Friday, October 2, 2009

Courtauld “fake” exposed as a real Dutch period piece | The Art Newspaer

Not only can art experts be fooled by clever forgeries, sometimes they fail to recognize genuine masterpieces. A painting thought to be by notorious Vermeer forger, Han van Meegeren, turns out to have been a genuine Vermeer.

1 comment:

  1. In a sane world this would be of interest only to art historians and the personal families of the painters involved. Even art students would not care who painted it, if that information held no prospect of teaching them to make better art. But in fact this made the papers because some Mammon-worshipper hopes to squeeze a few more pieces of silver out of it.

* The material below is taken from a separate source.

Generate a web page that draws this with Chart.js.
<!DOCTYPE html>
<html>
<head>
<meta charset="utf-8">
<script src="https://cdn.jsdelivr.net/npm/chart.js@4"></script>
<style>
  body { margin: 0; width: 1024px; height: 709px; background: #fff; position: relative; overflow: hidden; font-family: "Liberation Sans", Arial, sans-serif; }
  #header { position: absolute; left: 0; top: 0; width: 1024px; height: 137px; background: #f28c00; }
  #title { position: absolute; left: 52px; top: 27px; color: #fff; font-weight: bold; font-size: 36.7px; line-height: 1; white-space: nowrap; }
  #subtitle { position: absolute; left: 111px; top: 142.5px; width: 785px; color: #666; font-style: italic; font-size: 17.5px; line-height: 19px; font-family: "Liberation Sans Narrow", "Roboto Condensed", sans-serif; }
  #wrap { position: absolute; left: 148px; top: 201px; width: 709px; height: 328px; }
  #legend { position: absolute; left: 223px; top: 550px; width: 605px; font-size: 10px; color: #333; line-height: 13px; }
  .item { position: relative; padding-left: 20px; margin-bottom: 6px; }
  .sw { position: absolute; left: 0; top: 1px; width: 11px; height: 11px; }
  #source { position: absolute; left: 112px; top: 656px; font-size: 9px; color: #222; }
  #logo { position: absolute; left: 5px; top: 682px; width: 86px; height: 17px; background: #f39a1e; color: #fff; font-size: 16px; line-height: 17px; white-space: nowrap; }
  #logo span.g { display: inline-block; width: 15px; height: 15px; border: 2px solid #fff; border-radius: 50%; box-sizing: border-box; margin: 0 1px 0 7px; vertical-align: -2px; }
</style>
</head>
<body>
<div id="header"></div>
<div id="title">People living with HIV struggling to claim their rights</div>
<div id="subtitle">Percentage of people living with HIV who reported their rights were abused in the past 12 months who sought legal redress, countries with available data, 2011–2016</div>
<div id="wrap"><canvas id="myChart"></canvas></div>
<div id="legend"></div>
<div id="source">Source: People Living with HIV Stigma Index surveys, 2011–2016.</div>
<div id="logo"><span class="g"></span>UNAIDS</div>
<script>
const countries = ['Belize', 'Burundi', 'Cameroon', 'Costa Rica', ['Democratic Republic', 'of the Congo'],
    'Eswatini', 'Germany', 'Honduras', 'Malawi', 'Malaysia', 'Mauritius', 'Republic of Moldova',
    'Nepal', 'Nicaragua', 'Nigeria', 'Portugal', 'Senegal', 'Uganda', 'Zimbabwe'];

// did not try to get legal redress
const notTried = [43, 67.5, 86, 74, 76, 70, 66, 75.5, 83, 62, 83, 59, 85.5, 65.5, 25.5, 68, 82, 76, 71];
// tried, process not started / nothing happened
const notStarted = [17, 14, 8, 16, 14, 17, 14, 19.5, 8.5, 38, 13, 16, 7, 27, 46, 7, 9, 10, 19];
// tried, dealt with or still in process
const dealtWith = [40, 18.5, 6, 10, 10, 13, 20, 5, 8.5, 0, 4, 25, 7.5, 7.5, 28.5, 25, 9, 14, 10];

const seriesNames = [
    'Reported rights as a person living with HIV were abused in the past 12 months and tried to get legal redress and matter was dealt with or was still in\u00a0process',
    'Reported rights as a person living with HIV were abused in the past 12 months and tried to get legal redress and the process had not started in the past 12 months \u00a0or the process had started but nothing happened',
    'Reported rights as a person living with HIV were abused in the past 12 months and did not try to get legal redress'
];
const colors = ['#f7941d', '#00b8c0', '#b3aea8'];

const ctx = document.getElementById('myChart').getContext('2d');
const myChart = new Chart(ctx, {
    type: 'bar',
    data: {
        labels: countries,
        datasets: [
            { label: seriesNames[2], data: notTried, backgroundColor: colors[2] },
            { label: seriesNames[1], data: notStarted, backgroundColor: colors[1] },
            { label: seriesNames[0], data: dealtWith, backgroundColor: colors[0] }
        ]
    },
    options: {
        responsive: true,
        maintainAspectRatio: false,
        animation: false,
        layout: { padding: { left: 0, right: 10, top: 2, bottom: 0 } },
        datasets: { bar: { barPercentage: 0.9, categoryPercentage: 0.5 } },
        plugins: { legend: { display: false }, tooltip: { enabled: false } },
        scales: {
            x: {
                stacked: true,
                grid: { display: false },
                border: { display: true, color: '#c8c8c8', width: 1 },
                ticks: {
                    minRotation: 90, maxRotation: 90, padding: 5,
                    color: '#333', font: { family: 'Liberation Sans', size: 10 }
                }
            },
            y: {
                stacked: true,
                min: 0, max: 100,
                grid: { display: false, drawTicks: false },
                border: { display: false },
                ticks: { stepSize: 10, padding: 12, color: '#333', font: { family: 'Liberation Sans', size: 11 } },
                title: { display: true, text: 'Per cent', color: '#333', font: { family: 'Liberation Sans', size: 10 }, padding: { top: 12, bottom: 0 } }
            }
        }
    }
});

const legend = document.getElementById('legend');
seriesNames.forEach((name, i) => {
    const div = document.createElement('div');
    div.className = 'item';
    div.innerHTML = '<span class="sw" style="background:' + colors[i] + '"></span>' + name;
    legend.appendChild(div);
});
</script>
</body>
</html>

    Art, which ought to enlighten the people, instead has been sold. The few existing works of genuine skill are traded about to facilitate money laundering, and the mass culture degrades and stupefies because it has been designed to do exactly that.

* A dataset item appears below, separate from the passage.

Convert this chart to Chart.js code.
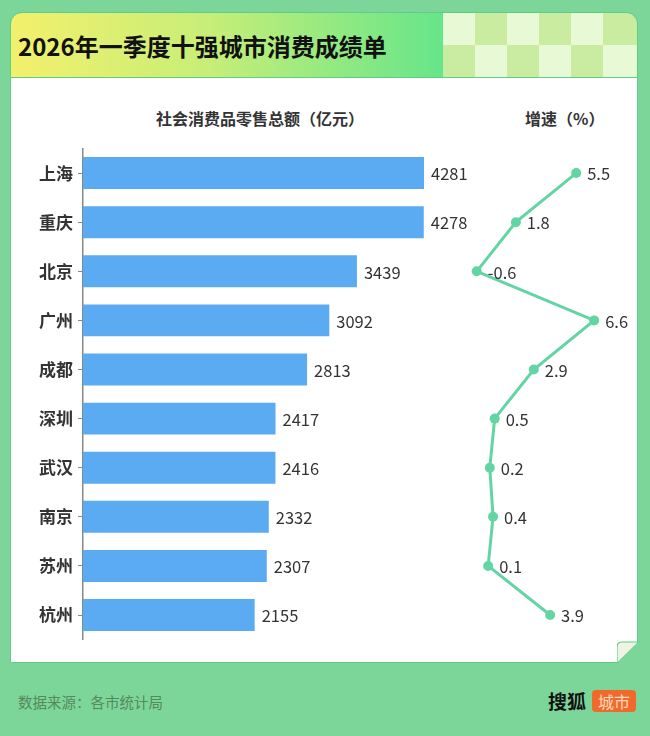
<!DOCTYPE html>
<html>
<head>
<meta charset="utf-8">
<script src="https://cdn.jsdelivr.net/npm/chart.js@4.4.1/dist/chart.umd.min.js"></script>
<style>
  html, body { margin:0; padding:0; }
  body { width:650px; height:736px; background:#7dd699; position:relative; overflow:hidden;
         font-family:"Noto Sans CJK SC","Noto Sans",sans-serif; }
  #card { position:absolute; left:10px; top:12px; width:628px; height:651px; background:#fff;
          border:1.5px solid #5ccf84; box-sizing:border-box; border-radius:12px 12px 0 0; }
  #header { position:absolute; left:10px; top:12px; width:628px; height:66px; box-sizing:border-box;
            border:1.5px solid #5ccf84; border-radius:12px 12px 0 0; overflow:hidden;
            background:linear-gradient(to right,#f3f06c 0px,#c6ee78 200px,#66e58a 433px); }
  .sq { position:absolute; }
  #title { position:absolute; left:18px; top:30px; font-size:24px; font-weight:700; color:#111; line-height:32px; }
  .axt { position:absolute; top:107px; font-size:16px; font-weight:700; color:#333; line-height:22px; white-space:nowrap; }
  #src { position:absolute; left:18px; top:691px; font-size:14.5px; color:#55895f; line-height:22px; }
  #sohu { position:absolute; left:548px; top:688px; font-size:19px; font-weight:700; color:#111; line-height:26px; }
  #city { position:absolute; left:592px; top:690px; width:44px; height:22px; background:#f26a2b; border-radius:4px;
          color:#ffd8bd; font-size:16px; line-height:22px; text-align:center; }
  #fold { position:absolute; left:617px; top:641px; }
  canvas { position:absolute; left:0; top:0; }
</style>
</head>
<body>
<div id="card"></div>
<div id="header"></div>
<div id="title">2026年一季度十强城市消费成绩单</div>
<div class="axt" style="left:156px;">社会消费品零售总额（亿元）</div>
<div class="axt" style="left:525px;">增速（%）</div>
<svg id="fold" width="23" height="23" viewBox="0 0 23 23">
  <path d="M0 22.5 L0 6 Q0 1 5 1 L22 1 Z" fill="#eef3e2" stroke="#5ccf84" stroke-width="1.2"/>
  <path d="M22 1 L22 23 L0 23 Z" fill="#7dd699"/>
</svg>
<div id="src">数据来源：各市统计局</div>
<div id="sohu">搜狐</div>
<div id="city">城市</div>
<canvas id="c" width="650" height="736"></canvas>
<script>
const cities = ["上海","重庆","北京","广州","成都","深圳","武汉","南京","苏州","杭州"];
const retailSales = [4281,4278,3439,3092,2813,2417,2416,2332,2307,2155];
const growthRate = [5.5,1.8,-0.6,6.6,2.9,0.5,0.2,0.4,0.1,3.9];

// header checker pattern
(function(){
  const h = document.getElementById('header');
  const light = '#e8f9d6', dark = '#c9eca0';
  const xs = [432,464,496,528,560,592,628];
  const ys = [0,32,66];
  for (let r=0;r<2;r++) for (let c=0;c<6;c++) {
    const d = document.createElement('div');
    d.className='sq';
    d.style.left = xs[c]+'px'; d.style.top = ys[r]+'px';
    d.style.width = (xs[c+1]-xs[c])+'px'; d.style.height = (ys[r+1]-ys[r])+'px';
    d.style.background = ((r+c)%2===0) ? light : dark;
    h.appendChild(d);
  }
})();

const labelPlugin = {
  id:'valueLabels',
  afterDatasetsDraw(chart){
    const ctx = chart.ctx;
    ctx.save();
    ctx.font = '16.5px "Noto Sans CJK SC","Noto Sans",sans-serif';
    ctx.fillStyle = '#333';
    ctx.textBaseline = 'middle';
    ctx.textAlign = 'left';
    chart.getDatasetMeta(0).data.forEach((el,i)=>{
      ctx.fillText(String(retailSales[i]), el.x + 7, el.y + 1);
    });
    chart.getDatasetMeta(1).data.forEach((el,i)=>{
      ctx.fillText(String(growthRate[i]), el.x + 11, el.y + 1);
    });
    ctx.restore();
  }
};

new Chart(document.getElementById('c'), {
  type:'bar',
  data:{
    labels: cities,
    datasets:[
      { type:'bar', data: retailSales, xAxisID:'x', backgroundColor:'#5aabf2', borderWidth:0,
        barPercentage:0.65, categoryPercentage:1.0 },
      { type:'line', data: growthRate, xAxisID:'x2', borderColor:'#63d5a4', backgroundColor:'#63d5a4',
        borderWidth:3, pointRadius:5, pointHoverRadius:5, pointBorderWidth:0, tension:0, clip:false }
    ]
  },
  plugins:[labelPlugin],
  options:{
    indexAxis:'y',
    responsive:false,
    animation:false,
    events:[],
    layout:{ padding:{ left:10, right:20, top:148.5, bottom:96.4 } },
    plugins:{ legend:{display:false}, tooltip:{enabled:false} },
    scales:{
      x:{ display:false, min:0, max:6867 },
      x2:{ display:false, min:-24.75, max:8.8 },
      y:{
        position:'left',
        afterFit(s){ s.width = 73; },
        grid:{ drawOnChartArea:false, drawTicks:true, tickLength:5, color:'#888', offset:false, lineWidth:1 },
        border:{ display:true, color:'#888', width:1.5 },
        ticks:{ color:'#333', padding:5, font:{ size:17, weight:'bold', family:'"Noto Sans CJK SC","Noto Sans",sans-serif' } }
      }
    }
  }
});
</script>
</body>
</html>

    Miniver mourned the ripe renown
    That made so many a name so fragrant;
    He mourned Romance, now on the town,
    And Art, a vagrant.

    http://www.cs.rice.edu/~ssiyer/minstrels/poems/234.html


    Poets have an easier time of it than painters, of course, because all men in the throes of passion can be overshadowed by the Muse, and speak poetry. Note that Gustav Hasford, who might have been a common murderer and thief, was the defining poet of late 20th century America, because the passions induced in him by war -- and of course, he hated the slimy Kubrick who swindled him out his proper rewards.